(Data entries)
□ □ □

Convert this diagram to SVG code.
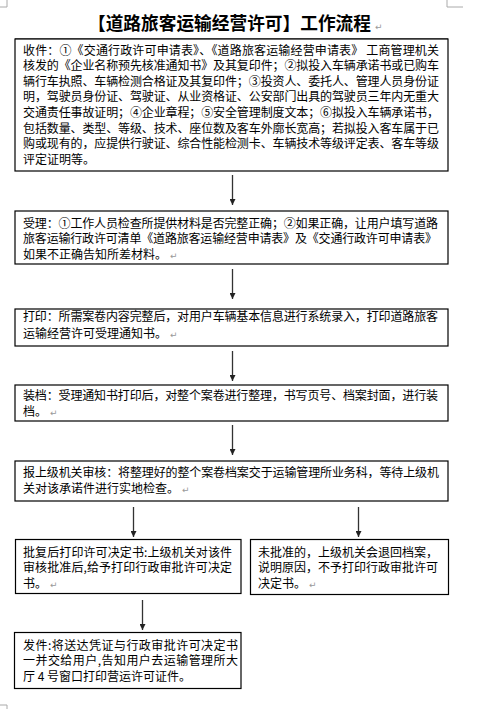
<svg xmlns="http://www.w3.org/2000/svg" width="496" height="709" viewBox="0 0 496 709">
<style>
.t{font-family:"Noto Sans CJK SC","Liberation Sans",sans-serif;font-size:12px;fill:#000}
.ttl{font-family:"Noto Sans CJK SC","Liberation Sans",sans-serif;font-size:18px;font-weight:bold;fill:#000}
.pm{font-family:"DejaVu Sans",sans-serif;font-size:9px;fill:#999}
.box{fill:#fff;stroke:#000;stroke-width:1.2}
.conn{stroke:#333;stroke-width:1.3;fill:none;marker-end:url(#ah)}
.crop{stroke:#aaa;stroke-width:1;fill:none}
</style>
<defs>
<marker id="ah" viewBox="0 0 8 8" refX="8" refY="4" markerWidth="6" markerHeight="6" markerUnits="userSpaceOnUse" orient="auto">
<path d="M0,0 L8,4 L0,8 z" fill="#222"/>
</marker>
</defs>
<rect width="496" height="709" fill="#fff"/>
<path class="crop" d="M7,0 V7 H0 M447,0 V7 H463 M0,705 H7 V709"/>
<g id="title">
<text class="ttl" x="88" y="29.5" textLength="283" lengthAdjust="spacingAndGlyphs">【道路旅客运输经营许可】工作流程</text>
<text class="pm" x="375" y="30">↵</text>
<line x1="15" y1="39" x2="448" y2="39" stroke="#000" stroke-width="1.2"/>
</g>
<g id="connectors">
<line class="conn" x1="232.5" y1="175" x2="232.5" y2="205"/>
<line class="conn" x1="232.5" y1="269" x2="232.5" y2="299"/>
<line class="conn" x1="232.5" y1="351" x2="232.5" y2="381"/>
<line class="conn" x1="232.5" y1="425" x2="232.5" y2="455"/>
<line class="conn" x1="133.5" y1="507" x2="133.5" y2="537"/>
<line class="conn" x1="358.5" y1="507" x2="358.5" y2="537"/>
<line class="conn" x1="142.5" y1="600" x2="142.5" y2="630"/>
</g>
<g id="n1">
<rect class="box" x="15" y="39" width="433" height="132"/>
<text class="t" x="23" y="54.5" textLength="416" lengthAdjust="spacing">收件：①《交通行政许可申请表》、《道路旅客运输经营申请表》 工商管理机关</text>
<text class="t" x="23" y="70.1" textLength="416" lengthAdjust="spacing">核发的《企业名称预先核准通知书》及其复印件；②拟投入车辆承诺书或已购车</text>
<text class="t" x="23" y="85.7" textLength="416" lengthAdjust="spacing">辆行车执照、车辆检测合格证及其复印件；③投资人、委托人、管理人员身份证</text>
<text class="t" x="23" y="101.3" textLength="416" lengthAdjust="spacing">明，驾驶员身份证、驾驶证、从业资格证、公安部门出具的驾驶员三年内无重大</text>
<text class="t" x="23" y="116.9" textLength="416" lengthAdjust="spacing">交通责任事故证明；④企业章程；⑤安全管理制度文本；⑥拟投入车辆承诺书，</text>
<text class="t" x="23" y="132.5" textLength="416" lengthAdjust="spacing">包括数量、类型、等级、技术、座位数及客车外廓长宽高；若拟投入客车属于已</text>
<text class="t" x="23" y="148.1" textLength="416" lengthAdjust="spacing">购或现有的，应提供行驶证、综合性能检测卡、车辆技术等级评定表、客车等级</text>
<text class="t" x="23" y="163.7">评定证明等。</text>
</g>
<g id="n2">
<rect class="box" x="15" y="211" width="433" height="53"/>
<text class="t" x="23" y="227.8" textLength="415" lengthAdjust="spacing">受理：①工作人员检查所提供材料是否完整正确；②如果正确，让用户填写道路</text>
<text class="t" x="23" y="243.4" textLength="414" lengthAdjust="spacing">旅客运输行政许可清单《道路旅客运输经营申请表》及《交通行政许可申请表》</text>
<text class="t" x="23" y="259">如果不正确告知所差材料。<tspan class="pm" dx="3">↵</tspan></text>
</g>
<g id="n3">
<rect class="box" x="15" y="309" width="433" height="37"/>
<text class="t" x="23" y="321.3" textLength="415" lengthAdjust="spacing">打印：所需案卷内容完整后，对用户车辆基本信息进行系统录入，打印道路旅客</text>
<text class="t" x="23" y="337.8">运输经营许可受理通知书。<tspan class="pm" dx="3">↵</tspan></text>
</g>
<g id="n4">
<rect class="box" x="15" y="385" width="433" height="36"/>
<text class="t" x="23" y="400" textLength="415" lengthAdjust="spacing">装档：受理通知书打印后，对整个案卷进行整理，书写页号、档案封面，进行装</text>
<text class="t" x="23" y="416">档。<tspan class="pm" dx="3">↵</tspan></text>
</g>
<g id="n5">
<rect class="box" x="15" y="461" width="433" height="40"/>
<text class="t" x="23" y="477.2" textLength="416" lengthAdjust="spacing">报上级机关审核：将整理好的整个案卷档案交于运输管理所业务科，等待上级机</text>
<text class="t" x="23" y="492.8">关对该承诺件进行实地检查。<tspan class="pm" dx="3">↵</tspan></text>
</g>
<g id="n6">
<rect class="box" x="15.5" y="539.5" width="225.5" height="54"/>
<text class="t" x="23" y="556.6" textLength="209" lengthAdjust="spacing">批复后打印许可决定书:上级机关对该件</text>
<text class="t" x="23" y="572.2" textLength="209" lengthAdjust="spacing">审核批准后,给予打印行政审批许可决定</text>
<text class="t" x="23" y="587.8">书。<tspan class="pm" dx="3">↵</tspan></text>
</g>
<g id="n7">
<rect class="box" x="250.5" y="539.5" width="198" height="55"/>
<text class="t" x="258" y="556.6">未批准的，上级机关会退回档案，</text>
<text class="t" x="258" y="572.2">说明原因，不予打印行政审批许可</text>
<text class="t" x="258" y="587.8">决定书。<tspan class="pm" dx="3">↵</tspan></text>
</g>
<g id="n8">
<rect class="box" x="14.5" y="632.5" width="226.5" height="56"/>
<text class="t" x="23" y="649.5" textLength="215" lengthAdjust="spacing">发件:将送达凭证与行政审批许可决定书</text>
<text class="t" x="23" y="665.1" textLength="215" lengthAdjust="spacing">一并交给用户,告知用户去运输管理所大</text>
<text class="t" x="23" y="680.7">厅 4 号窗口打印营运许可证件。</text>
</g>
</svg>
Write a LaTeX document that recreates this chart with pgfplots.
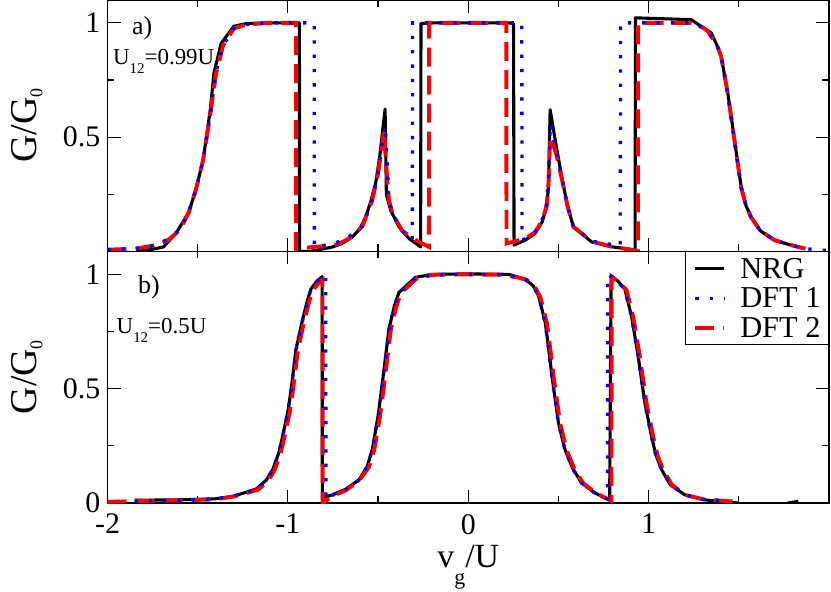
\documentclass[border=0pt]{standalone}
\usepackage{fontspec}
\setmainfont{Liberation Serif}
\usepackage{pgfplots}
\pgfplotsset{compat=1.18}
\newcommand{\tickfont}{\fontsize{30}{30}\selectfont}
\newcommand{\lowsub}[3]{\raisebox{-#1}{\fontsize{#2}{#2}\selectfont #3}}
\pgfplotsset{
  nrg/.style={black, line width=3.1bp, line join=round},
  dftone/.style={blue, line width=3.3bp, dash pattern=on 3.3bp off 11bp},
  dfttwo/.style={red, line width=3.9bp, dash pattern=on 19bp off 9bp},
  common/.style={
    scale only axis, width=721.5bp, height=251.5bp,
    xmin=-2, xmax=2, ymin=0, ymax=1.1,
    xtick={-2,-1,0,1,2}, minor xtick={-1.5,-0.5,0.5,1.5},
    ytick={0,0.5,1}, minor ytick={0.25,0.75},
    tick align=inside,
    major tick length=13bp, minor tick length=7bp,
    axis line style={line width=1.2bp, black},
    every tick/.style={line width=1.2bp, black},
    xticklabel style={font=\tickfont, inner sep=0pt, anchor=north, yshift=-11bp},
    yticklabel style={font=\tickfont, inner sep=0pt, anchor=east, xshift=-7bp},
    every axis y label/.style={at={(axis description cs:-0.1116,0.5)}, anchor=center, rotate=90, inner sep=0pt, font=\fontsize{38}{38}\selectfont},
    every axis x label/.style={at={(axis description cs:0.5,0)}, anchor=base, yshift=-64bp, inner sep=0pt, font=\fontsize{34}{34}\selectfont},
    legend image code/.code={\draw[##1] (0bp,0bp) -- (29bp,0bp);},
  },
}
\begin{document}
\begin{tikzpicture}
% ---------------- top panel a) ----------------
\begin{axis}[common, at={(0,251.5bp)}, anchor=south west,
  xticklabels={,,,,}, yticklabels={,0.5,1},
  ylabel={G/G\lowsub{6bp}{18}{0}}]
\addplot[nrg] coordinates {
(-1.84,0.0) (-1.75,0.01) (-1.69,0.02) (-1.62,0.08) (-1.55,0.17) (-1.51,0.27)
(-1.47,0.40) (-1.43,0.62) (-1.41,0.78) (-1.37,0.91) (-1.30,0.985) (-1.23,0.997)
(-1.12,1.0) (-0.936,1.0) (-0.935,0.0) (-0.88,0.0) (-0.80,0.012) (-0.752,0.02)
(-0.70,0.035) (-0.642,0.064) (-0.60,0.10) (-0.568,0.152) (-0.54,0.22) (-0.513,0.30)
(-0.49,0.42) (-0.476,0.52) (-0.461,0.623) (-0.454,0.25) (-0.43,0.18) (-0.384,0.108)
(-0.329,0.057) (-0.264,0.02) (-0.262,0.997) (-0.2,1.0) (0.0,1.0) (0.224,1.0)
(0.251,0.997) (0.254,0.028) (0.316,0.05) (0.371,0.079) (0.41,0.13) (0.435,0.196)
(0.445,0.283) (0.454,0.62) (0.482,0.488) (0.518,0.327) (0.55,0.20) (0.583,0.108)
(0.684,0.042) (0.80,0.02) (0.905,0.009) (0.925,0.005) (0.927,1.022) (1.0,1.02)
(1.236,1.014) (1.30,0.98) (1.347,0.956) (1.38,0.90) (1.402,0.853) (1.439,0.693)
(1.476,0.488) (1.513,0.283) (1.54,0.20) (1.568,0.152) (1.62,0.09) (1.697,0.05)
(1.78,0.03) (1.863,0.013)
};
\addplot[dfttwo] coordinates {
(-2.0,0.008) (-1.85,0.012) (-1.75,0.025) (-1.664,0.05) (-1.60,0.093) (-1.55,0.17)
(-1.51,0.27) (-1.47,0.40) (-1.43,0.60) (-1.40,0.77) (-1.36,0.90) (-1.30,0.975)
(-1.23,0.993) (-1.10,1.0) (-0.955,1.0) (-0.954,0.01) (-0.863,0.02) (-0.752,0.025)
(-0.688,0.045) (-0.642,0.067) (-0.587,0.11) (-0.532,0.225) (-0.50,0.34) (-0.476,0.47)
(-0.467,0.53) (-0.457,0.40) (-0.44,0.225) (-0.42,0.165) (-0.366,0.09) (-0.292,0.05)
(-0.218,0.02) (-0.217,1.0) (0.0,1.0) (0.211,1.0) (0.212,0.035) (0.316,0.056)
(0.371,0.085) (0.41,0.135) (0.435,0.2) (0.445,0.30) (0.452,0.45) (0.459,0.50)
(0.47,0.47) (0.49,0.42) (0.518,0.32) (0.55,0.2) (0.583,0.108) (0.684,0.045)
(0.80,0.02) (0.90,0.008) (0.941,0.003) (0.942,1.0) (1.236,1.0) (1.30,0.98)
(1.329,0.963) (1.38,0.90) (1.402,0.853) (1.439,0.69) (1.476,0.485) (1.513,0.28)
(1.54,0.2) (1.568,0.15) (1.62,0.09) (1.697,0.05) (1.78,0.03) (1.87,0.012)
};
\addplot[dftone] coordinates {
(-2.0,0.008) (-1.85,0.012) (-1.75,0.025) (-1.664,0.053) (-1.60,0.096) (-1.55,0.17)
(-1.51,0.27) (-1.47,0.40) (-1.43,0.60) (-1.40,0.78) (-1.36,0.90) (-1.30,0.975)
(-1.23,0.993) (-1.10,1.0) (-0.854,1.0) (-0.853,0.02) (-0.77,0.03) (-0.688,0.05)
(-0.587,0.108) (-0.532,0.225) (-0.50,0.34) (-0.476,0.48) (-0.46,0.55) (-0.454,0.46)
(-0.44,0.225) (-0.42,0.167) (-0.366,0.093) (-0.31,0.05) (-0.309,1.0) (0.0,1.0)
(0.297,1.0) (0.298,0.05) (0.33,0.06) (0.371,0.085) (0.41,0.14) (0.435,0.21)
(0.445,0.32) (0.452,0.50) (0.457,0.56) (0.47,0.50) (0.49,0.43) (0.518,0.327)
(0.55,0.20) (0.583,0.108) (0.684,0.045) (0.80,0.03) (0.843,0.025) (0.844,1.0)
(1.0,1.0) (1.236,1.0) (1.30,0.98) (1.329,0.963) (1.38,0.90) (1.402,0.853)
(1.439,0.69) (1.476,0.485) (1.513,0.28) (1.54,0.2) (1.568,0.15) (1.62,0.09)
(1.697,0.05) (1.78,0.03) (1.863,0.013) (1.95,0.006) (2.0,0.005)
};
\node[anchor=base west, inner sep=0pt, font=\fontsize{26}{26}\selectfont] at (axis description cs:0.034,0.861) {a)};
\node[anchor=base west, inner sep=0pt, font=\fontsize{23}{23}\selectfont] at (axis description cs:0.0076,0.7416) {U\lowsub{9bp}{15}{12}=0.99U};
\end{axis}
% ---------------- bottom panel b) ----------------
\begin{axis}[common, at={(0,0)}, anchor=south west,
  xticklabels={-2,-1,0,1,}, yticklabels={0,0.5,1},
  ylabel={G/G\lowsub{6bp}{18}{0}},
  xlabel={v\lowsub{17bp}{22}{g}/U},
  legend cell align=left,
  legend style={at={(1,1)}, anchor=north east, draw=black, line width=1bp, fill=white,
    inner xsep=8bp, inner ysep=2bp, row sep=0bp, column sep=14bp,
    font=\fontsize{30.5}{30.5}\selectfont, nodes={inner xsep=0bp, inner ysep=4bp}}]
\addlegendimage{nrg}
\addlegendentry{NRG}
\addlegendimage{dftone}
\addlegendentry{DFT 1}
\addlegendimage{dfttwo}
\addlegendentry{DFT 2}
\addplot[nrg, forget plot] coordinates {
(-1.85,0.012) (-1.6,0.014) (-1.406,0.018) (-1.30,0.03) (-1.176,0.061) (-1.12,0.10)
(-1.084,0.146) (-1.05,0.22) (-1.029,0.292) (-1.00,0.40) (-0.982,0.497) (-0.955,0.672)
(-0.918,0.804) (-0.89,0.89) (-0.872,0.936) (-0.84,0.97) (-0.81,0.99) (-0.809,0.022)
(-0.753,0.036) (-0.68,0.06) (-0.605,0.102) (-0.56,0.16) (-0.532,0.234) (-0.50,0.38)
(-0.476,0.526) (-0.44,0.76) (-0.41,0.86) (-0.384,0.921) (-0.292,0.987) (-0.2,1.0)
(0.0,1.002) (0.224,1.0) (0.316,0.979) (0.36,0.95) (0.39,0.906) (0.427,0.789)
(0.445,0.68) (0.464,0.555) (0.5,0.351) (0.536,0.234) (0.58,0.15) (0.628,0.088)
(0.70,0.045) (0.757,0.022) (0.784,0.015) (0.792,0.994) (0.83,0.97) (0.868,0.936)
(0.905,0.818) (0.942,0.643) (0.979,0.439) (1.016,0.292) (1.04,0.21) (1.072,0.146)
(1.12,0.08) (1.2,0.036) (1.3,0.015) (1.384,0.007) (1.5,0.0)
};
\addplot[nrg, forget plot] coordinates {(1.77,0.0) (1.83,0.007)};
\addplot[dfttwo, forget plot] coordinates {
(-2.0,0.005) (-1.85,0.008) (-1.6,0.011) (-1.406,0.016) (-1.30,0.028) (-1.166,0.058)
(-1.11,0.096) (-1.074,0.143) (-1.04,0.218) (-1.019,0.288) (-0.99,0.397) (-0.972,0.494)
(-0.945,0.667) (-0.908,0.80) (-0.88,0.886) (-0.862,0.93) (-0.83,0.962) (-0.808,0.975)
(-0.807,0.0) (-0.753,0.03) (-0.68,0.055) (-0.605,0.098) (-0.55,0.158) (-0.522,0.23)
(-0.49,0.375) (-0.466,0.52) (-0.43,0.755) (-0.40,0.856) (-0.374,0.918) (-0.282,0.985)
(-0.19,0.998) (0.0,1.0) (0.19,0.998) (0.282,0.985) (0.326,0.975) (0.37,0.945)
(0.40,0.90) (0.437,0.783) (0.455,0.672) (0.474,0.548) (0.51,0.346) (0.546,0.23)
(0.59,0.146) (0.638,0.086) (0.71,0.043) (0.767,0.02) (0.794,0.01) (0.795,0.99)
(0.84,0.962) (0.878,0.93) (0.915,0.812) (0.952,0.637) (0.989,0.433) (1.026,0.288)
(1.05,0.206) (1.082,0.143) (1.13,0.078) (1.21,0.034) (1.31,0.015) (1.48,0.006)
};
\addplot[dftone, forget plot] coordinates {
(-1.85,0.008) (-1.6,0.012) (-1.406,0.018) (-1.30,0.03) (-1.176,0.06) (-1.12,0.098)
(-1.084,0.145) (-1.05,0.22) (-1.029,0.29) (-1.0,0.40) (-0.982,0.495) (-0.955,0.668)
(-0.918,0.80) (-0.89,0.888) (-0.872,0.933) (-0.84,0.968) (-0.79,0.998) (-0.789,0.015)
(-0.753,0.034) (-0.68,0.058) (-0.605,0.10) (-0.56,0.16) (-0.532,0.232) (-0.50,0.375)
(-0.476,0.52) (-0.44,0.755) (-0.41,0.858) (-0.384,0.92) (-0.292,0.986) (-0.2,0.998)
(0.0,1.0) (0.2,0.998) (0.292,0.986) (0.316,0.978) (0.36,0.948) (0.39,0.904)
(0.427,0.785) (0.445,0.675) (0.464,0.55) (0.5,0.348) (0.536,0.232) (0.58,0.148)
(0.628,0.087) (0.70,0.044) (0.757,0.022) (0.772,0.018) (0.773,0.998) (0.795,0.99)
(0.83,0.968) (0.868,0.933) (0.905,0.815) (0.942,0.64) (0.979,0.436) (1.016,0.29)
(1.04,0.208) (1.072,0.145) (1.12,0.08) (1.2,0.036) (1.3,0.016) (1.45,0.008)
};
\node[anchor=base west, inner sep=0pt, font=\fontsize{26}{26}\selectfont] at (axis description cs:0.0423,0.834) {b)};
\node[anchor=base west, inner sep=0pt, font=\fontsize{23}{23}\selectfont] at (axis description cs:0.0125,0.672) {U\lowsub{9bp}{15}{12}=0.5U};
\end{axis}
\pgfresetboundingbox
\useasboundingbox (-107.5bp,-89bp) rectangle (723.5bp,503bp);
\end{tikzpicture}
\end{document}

□ □ □

Written task. Only a number is wanted: how many lines contain "this"?

Answer. 2